Finding non-hermetic behavior in WORKSPACE rules

In the following, we say that a host machine is the machine where Bazel runs.

When using remote execution, the actual build and/or test steps are not happening on the host machine, but are instead sent off to the remote execution system. However, the steps involved in resolving workspace rules are happening on the host machine. If your workspace rules access information about the host machine for use during execution, your build is likely to break due to incompatibilities between the environments.

As part of adapting Bazel rules for remote execution, you need to find such workspace rules and fix them. This page describes how to find potentially problematic workspace rules using the workspace log.

Finding non-hermetic rules

Workspace rules allow the developer to add dependencies to external workspaces, but they are rich enough to allow arbitrary processing to happen in the process. All related commands are happening locally and can be a potential source of non-hermeticity. Usually non-hermetic behavior is introduced through repository_ctx which allows interacting with the host machine.

Starting with Bazel 0.18, you can get a log of some potentially non-hermetic actions by adding the flag --experimental_workspace_rules_log_file=[PATH] to your Bazel command. Here [PATH] is a filename under which the log will be created.

Things to note:

  • the log captures the events as they are executed. If some steps are cached, they will not show up in the log, so to get a full result, don’t forget to run bazel clean --expunge beforehand.

  • Sometimes functions might be re-executed, in which case the related events will show up in the log multiple times.

  • Workspace rules log currently only logs Skylark events. Some native rules may cause non-hermetic behavior but not show up in this log. Examples of those rules include maven_jar and the deprecated git_repository and http_file.

    Note that these particular rules do not cause hermiticity concerns as long as a hash is specified.

To find what was executed during workspace initialization:

  1. Run bazel clean --expunge. This command will clean your local cache and any cached repositories, ensuring that all initialization will be re-run.

  2. Add --experimental_workspace_rules_log_file=/tmp/workspacelog to your Bazel command and run the build.

    This produces a binary proto file listing messages of type WorkspaceEvent

  3. Download the Bazel source code and navigate to the Bazel folder by using the command below.
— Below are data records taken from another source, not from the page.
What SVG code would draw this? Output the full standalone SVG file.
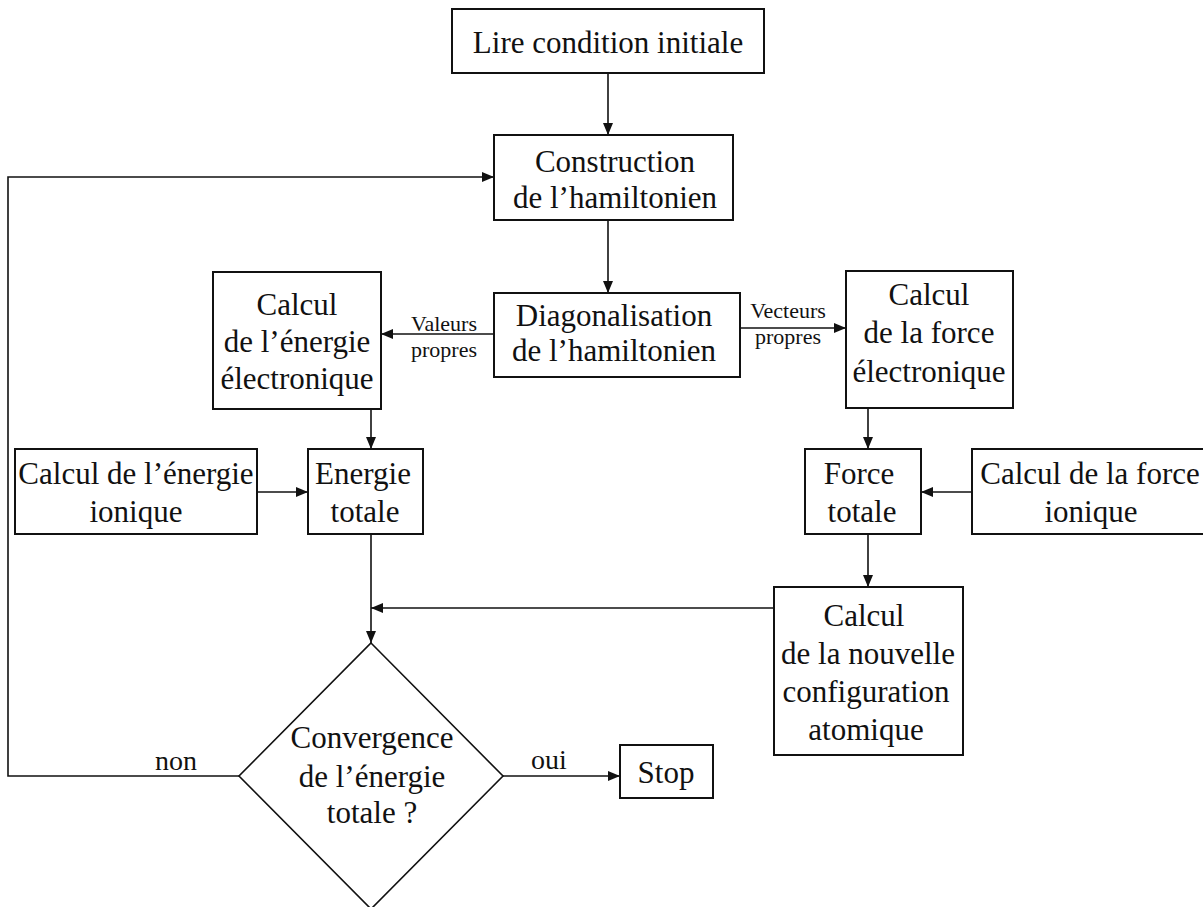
<svg xmlns="http://www.w3.org/2000/svg" width="1203" height="907" viewBox="0 0 1203 907">
<style>
  .box { fill: #fff; stroke: #111; stroke-width: 2; }
  .ln { fill: none; stroke: #111; stroke-width: 1.6; }
  .t { font-family: "Liberation Serif", "Times New Roman", serif; font-size: 31px; fill: #111; text-anchor: middle; }
  .s { font-family: "Liberation Serif", "Times New Roman", serif; font-size: 22px; fill: #111; text-anchor: middle; }
</style>
<defs>
  <marker id="ah" viewBox="0 0 12 10" refX="12" refY="5" markerWidth="12" markerHeight="10" markerUnits="userSpaceOnUse" orient="auto">
    <path d="M0,0 L12,5 L0,10 Z" fill="#111"/>
  </marker>
</defs>
<rect width="1203" height="907" fill="#fff"/>

<g id="connectors">
  <line class="ln" x1="608" y1="73" x2="608" y2="135" marker-end="url(#ah)"/>
  <line class="ln" x1="608" y1="220" x2="608" y2="293" marker-end="url(#ah)"/>
  <line class="ln" x1="494" y1="334" x2="381" y2="334" marker-end="url(#ah)"/>
  <line class="ln" x1="740" y1="328" x2="846" y2="328" marker-end="url(#ah)"/>
  <line class="ln" x1="371" y1="409" x2="371" y2="449" marker-end="url(#ah)"/>
  <line class="ln" x1="257" y1="492" x2="308" y2="492" marker-end="url(#ah)"/>
  <line class="ln" x1="868" y1="408" x2="868" y2="449" marker-end="url(#ah)"/>
  <line class="ln" x1="972" y1="492" x2="921" y2="492" marker-end="url(#ah)"/>
  <line class="ln" x1="868" y1="534" x2="868" y2="587" marker-end="url(#ah)"/>
  <line class="ln" x1="371" y1="534" x2="371" y2="643" marker-end="url(#ah)"/>
  <line class="ln" x1="774" y1="608" x2="371" y2="608" marker-end="url(#ah)"/>
  <line class="ln" x1="503" y1="776" x2="620" y2="776" marker-end="url(#ah)"/>
  <polyline class="ln" points="239,776 8,776 8,177 494,177" marker-end="url(#ah)"/>
  <text class="s" x="444" y="331">Valeurs</text>
  <text class="s" x="444" y="357">propres</text>
  <text class="s" x="788" y="318">Vecteurs</text>
  <text class="s" x="788" y="344">propres</text>
  <text class="t" x="549" y="769" style="font-size:28px">oui</text>
  <text class="t" x="176" y="770" style="font-size:28px">non</text>
</g>

<g id="lire">
  <rect class="box" x="452" y="9" width="312" height="64"/>
  <text class="t" x="608" y="53">Lire condition initiale</text>
</g>

<g id="construction">
  <rect class="box" x="494" y="135" width="239" height="85"/>
  <text class="t" x="615" y="172">Construction</text>
  <text class="t" x="615" y="208">de l’hamiltonien</text>
</g>

<g id="diagonalisation">
  <rect class="box" x="494" y="293" width="246" height="84"/>
  <text class="t" x="614" y="326">Diagonalisation</text>
  <text class="t" x="614" y="361">de l’hamiltonien</text>
</g>

<g id="energie-electronique">
  <rect class="box" x="213" y="272" width="168" height="137"/>
  <text class="t" x="297" y="315">Calcul</text>
  <text class="t" x="297" y="352">de l’énergie</text>
  <text class="t" x="297" y="389">électronique</text>
</g>

<g id="force-electronique">
  <rect class="box" x="846" y="271" width="167" height="137"/>
  <text class="t" x="929" y="305">Calcul</text>
  <text class="t" x="929" y="343">de la force</text>
  <text class="t" x="929" y="382">électronique</text>
</g>

<g id="energie-ionique">
  <rect class="box" x="15" y="449" width="242" height="85"/>
  <text class="t" x="136" y="484">Calcul de l’énergie</text>
  <text class="t" x="136" y="522">ionique</text>
</g>

<g id="energie-totale">
  <rect class="box" x="308" y="449" width="115" height="85"/>
  <text class="t" x="363" y="484">Energie</text>
  <text class="t" x="365" y="522">totale</text>
</g>

<g id="force-totale">
  <rect class="box" x="805" y="449" width="116" height="85"/>
  <text class="t" x="859" y="484">Force</text>
  <text class="t" x="862" y="522">totale</text>
</g>

<g id="force-ionique">
  <rect class="box" x="972" y="449" width="245" height="85"/>
  <text class="t" x="1090" y="484">Calcul de la force</text>
  <text class="t" x="1091" y="522">ionique</text>
</g>

<g id="nouvelle-configuration">
  <rect class="box" x="774" y="587" width="189" height="168"/>
  <text class="t" x="864" y="626">Calcul</text>
  <text class="t" x="868" y="664">de la nouvelle</text>
  <text class="t" x="866" y="702">configuration</text>
  <text class="t" x="866" y="740">atomique</text>
</g>

<g id="convergence">
  <polygon class="box" style="stroke-width:1.6" points="371,643 503,776 371,909 239,776"/>
  <text class="t" x="372" y="748">Convergence</text>
  <text class="t" x="372" y="787">de l’énergie</text>
  <text class="t" x="372" y="823">totale ?</text>
</g>

<g id="stop">
  <rect class="box" x="620" y="745" width="93" height="53"/>
  <text class="t" x="666" y="783">Stop</text>
</g>
</svg>
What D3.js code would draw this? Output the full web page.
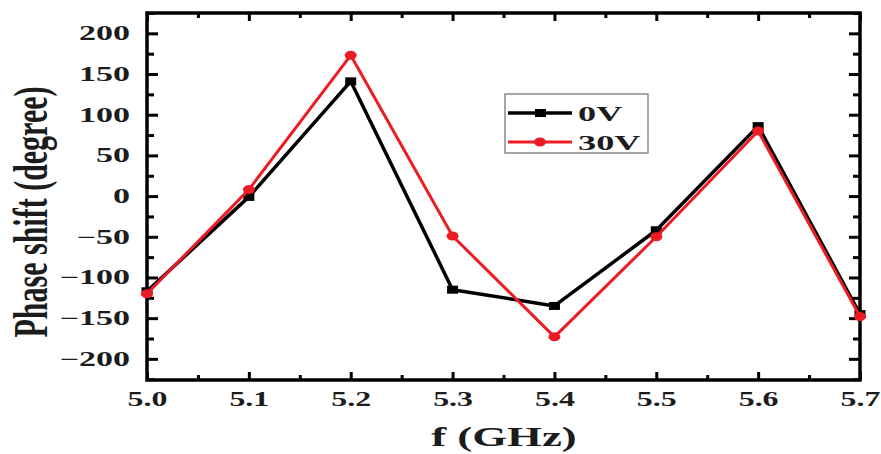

You need the source code to be able to parse the workspace log with the workspacelog parser.

    git clone https://github.com/bazelbuild/bazel.git
    cd bazel
    
  4. In the Bazel source code repo, convert the whole workspace log to text.

    bazel build src/tools/workspacelog:parser
    bazel-bin/src/tools/workspacelog/parser --log_path=/tmp/workspacelog > /tmp/workspacelog.txt
    
  5. The output may be quite verbose and include output from built in Bazel rules.

    To exclude specific rules from the output, use --exclude_rule option. For example:

    bazel build src/tools/workspacelog:parser
    bazel-bin/src/tools/workspacelog/parser --log_path=/tmp/workspacelog \
        --exclude_rule "//external:local_config_cc" \
        --exclude_rule "//external:dep" > /tmp/workspacelog.txt
    
  6. Open /tmp/workspacelog.txt and check for unsafe operations.

The log consists of WorkspaceEvent messages outlining certain potentially non-hermetic actions performed on a repository_ctx.

The actions that have been highlighted as potentially non-hermetic are as follows:

  • execute: executes an arbitrary command on the host environment. Check if these may introduce any dependencies on the host environment.

  • download, download_and_extract: to ensure hermetic builds, make sure that sha256 is specified

  • file, template: this is not non-hermetic in itself, but may be a mechanism for introducing dependencies on the host environment into the repository. Ensure that you understand where the input comes from, and that it does not depend on the host environment.

  • os: this is not non-hermetic in itself, but an easy way to get dependencies on the host environment. A hermetic build would generally not call this. In evaluating whether your usage is hermetic, keep in mind that this is running on the host and not on the workers. Getting environment specifics from the host is generally not a good idea for remote builds.

  • symlink: this is normally safe, but look for red flags. Any symlinks to outside the repository or to an absolute path would cause problems on the remote worker. If the symlink is created based on host machine properties it would probably be problematic as well.

  • which: checking for programs installed on the host is usually problematic since the workers may have different configurations.